Indeed, Dorothy espoused feminist principles long before The Feminine Mystique inspired consciousness-raising in the early 1960s. “I never saw any difference in gender, as far as capabilities or aspirations were concerned,” she explained to The Washington Post a few years ago. “Just because [Hillary] was a girl didn’t mean she should be limited.” Says Judy Price Osgood, one of six girlhood friends Hillary invited to spend the night at the White House last summer, “Mrs. Rodham is very much responsible for what Hillary has accomplished. When she told Hillary she could be what she wanted to be and do what she wanted to do, it wasn’t just lip service.”
The Rodham house was tidy and tastefully decorated, with predictably beautiful curtains, stained-glass windows, antiques, and comfortable furniture. “The minute you walked in, you’d feel like you’d been there forever,” recalls Sandy Rasmussen Cobb, a classmate of Hillary’s from Eugene Field Elementary School in Park Ridge. “Hillary’s parents were really involved in their children’s lives.
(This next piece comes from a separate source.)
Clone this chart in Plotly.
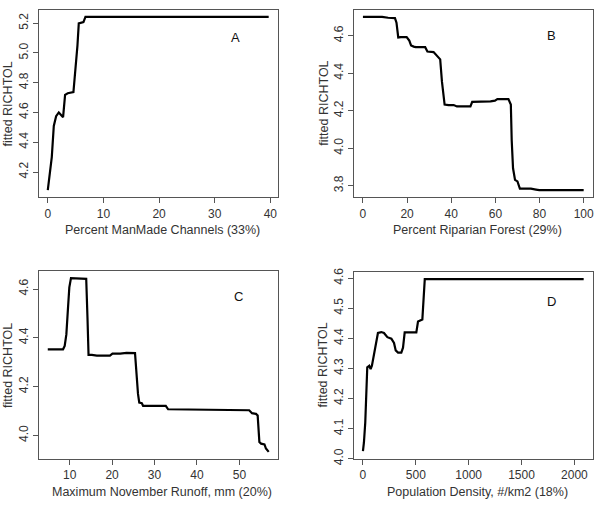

When I’d go over in the morning to pick Hillary up, her father would be helping them with their math homework in the kitchen. He’d quiz the boys on math problems, and Hillary would chime in, too.”
The “boys,” as they’re still called, are Hughie and Tony (born four years after Hughie). “They’re full of life, the type of people who always make you laugh,” says Ebeling. “If you’re going to have a party on Saturday night, you’d definitely want to have them over.” Neither brother seems reluctant to capitalize on Hillary’s fame. Today Hughie, a former public defender in Miami, is a contender for the Democratic nomination for U.S. Senate in Florida. (The Clintons have not campaigned on Hughie’s behalf, and as of press time had no plans to do so, according to Neel Lattimore, deputy press secretary to the First Lady.) Tony, a private investigator who became a field director for the Democratic National Committee in Washington after Bill Clinton’s election, recently married Nicole Boxer, daughter of California senator Barbara Boxer, in a White House ceremony.
At Maine South, the boys were known as fun-loving jocks. The Rodhams expected them to perform as well on the football field as Hillary did in the classroom, but their father seldom was impressed. “I got nothing to say to you,” Hugh Rodham reportedly groused after Hughie, the quarterback, completed 10 of 11 passes in his best game, “except you should have completed the other one.” Hillary faced the same tough standards. She’d bring home straight A’s, and Hugh would mutter, ‘’You must go to a pretty easy school.”
By all accounts, the Rodhams were a tight-knit, Hallmark-moment kind of family. They worshiped at the First United Methodist Church. They played pinochle, a card game of logic and shrewdness. And, as Hillary confessed during her command-performance news conference in April 1994, she learned to read stock tables on her father’s knee. Every summer, Hugh Rodham packed up the Cadillac and hauled the family to a cabin at the edge of Lake Iola, near Scranton. With no indoor plumbing and no running water, their stay was something of a rugged adventure for the boys and a nuisance for Hillary, who used to complain about it to Ebeling. On one trip, Hugh Rodham showed them the coal mine where he worked during the Depression, stressing the importance of a college education.
Though secure financially, the Rodhams didn’t spoil their children. Instead of doling out allowances for household chores, they urged Hillary and her brothers to earn their own money. “We used to have dandelion-pulling contests-a penny a dandelion,” Tony Rodham told People. “[But] after your errands, you’d walk in and say, ‘Gee, Dad, I could use another two or three dollars.’ He’d flop another potato on your dinner plate and say, ‘That’s your reward.’” In junior high, Hillary babysat, and in high school she coordinated children’s programs at South Park in Park Ridge.